In fact the use of Lift Demons on civil aircraft programmes is generally not that good an idea. The Demon binding contract tends to specify payment in blood or souls. This is readily achievable with aircraft of military function, but frowned upon in civilian circles as they may attempt to acquire payment outside of the terms of their binding contract. Lift Demons are not used on Elf bombers. We don't talk about Lift Pixies too often as it seems to upset the self-loading cargo.
Pixies require payment in cakes, flowers or nice thoughts. These are readily sourced either from the in-flight catering, or provided cost-free by the passengers. Clearly this would not work well within an operational military environment. Air force cooking is not renowned for the "light and fluffy texture" that Thrust Pixies demand, the availability of flowers might be problematic in desert operations, and nice thoughts may also be hard to find during times of active operations.
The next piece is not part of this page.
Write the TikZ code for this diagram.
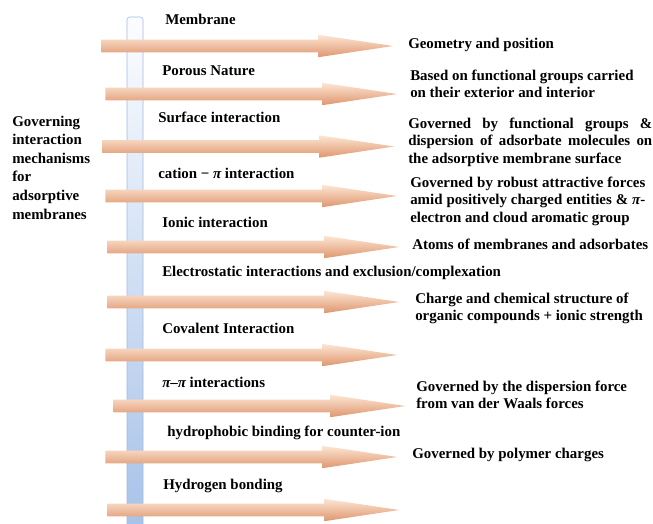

There is also a scalability issue. While one rampant Lift Demon would have few problems supporting a fighter aircraft (particularly if there is an immediate prospect of blood), it'll struggle to achieve level controlled flight of a 560tonne Airbus A380. Use of more than one Lift Demon on the same flight vehicle is contra-indicated (they squabble and eat each other). Communities of Thrust Pixies can be encouraged to work together on the same aircraft by the provision of advanced technologies such as Lemon fondant icing, variegated tulips or in-flight romantic comedies.
Ryanair once requested Leprachauns be installed in place of Lift Pixies, but leprechauns have a mission statement which indicates their desire for monetary gain, and their willingness to search all over the world for it. This makes Lift Leprechauns expensive to keep (gold vs lemon fondant icing), and makes it difficult to establish a regular route network as the Lift Leprechauns don't like to continuously visit the same locations. By law, aircraft also have to have a full complement of In-Flight Gremlins, but these are generally not a problem unless you feed the Wingtip Vortex Faeries after midnight.